Exercise directions: Your copy of the material below should match it exactly, except that it holds no pictures.

Data block:
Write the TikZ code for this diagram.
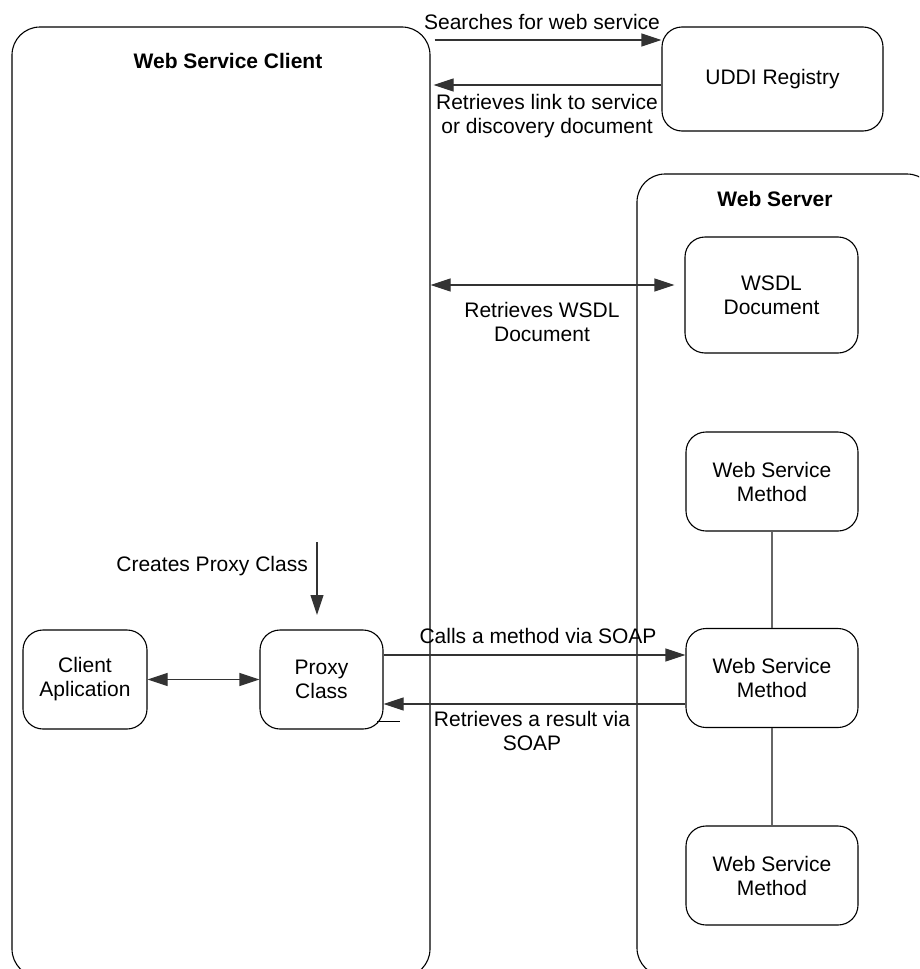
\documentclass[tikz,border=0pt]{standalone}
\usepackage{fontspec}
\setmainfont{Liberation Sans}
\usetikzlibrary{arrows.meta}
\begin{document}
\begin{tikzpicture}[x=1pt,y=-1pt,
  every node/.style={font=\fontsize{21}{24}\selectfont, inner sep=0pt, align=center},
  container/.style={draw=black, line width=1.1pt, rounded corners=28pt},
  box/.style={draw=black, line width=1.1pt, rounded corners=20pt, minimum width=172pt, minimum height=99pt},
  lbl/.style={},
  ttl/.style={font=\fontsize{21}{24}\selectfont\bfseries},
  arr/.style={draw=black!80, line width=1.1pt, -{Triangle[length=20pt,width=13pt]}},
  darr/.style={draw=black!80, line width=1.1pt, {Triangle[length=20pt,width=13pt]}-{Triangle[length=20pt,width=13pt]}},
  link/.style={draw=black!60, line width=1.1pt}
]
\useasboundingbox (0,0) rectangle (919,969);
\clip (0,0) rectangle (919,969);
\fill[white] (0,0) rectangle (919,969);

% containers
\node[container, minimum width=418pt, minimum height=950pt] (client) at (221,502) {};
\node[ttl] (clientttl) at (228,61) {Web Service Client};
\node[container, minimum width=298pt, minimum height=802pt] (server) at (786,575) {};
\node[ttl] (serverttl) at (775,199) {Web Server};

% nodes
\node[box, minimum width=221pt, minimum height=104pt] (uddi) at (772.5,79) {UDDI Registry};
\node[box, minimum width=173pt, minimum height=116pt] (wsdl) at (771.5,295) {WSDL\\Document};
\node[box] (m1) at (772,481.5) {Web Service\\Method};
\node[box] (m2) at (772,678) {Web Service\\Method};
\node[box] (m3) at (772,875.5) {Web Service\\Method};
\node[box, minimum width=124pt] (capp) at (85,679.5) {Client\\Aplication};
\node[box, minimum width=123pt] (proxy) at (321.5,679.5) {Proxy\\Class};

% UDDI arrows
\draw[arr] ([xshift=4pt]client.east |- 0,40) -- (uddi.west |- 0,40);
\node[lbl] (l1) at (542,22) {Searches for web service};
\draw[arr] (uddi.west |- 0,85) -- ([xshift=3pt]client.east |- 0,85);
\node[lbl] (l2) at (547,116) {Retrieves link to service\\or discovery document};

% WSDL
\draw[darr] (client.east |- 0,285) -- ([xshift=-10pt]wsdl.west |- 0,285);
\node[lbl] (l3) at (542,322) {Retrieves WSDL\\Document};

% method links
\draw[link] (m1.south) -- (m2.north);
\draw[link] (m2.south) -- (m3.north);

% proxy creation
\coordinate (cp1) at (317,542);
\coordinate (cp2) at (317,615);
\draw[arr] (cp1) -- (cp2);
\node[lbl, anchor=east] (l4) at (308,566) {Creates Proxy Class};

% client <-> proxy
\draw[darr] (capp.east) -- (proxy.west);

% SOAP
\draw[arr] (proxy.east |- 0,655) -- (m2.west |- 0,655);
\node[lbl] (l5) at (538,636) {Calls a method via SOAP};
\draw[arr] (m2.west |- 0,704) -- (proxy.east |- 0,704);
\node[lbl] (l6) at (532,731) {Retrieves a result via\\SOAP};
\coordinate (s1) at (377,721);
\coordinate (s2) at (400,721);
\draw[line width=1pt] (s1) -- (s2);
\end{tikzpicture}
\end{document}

Result for this task:
Write the TikZ code for this diagram.
\documentclass[tikz,border=0pt]{standalone}
\usepackage{fontspec}
\setmainfont{Liberation Sans}
\usetikzlibrary{arrows.meta}
\begin{document}
\begin{tikzpicture}[x=1pt,y=-1pt,
  every node/.style={font=\fontsize{21}{24}\selectfont, inner sep=0pt, align=center},
  container/.style={draw=black, line width=1.1pt, rounded corners=28pt},
  box/.style={draw=black, line width=1.1pt, rounded corners=20pt, minimum width=172pt, minimum height=99pt},
  lbl/.style={},
  ttl/.style={font=\fontsize{21}{24}\selectfont\bfseries},
  arr/.style={draw=black!80, line width=1.1pt, -{Triangle[length=20pt,width=13pt]}},
  darr/.style={draw=black!80, line width=1.1pt, {Triangle[length=20pt,width=13pt]}-{Triangle[length=20pt,width=13pt]}},
  link/.style={draw=black!60, line width=1.1pt}
]
\useasboundingbox (0,0) rectangle (919,969);
\clip (0,0) rectangle (919,969);
\fill[white] (0,0) rectangle (919,969);

% containers
\node[container, minimum width=418pt, minimum height=950pt] (client) at (221,502) {};
\node[ttl] (clientttl) at (228,61) {Web Service Client};
\node[container, minimum width=298pt, minimum height=802pt] (server) at (786,575) {};
\node[ttl] (serverttl) at (775,199) {Web Server};

% nodes
\node[box, minimum width=221pt, minimum height=104pt] (uddi) at (772.5,79) {UDDI Registry};
\node[box, minimum width=173pt, minimum height=116pt] (wsdl) at (771.5,295) {WSDL\\Document};
\node[box] (m1) at (772,481.5) {Web Service\\Method};
\node[box] (m2) at (772,678) {Web Service\\Method};
\node[box] (m3) at (772,875.5) {Web Service\\Method};
\node[box, minimum width=124pt] (capp) at (85,679.5) {Client\\Aplication};
\node[box, minimum width=123pt] (proxy) at (321.5,679.5) {Proxy\\Class};

% UDDI arrows
\draw[arr] ([xshift=4pt]client.east |- 0,40) -- (uddi.west |- 0,40);
\node[lbl] (l1) at (542,22) {Searches for web service};
\draw[arr] (uddi.west |- 0,85) -- ([xshift=3pt]client.east |- 0,85);
\node[lbl] (l2) at (547,116) {Retrieves link to service\\or discovery document};

% WSDL
\draw[darr] (client.east |- 0,285) -- ([xshift=-10pt]wsdl.west |- 0,285);
\node[lbl] (l3) at (542,322) {Retrieves WSDL\\Document};

% method links
\draw[link] (m1.south) -- (m2.north);
\draw[link] (m2.south) -- (m3.north);

% proxy creation
\coordinate (cp1) at (317,542);
\coordinate (cp2) at (317,615);
\draw[arr] (cp1) -- (cp2);
\node[lbl, anchor=east] (l4) at (308,566) {Creates Proxy Class};

% client <-> proxy
\draw[darr] (capp.east) -- (proxy.west);

% SOAP
\draw[arr] (proxy.east |- 0,655) -- (m2.west |- 0,655);
\node[lbl] (l5) at (538,636) {Calls a method via SOAP};
\draw[arr] (m2.west |- 0,704) -- (proxy.east |- 0,704);
\node[lbl] (l6) at (532,731) {Retrieves a result via\\SOAP};
\coordinate (s1) at (377,721);
\coordinate (s2) at (400,721);
\draw[line width=1pt] (s1) -- (s2);
\end{tikzpicture}
\end{document}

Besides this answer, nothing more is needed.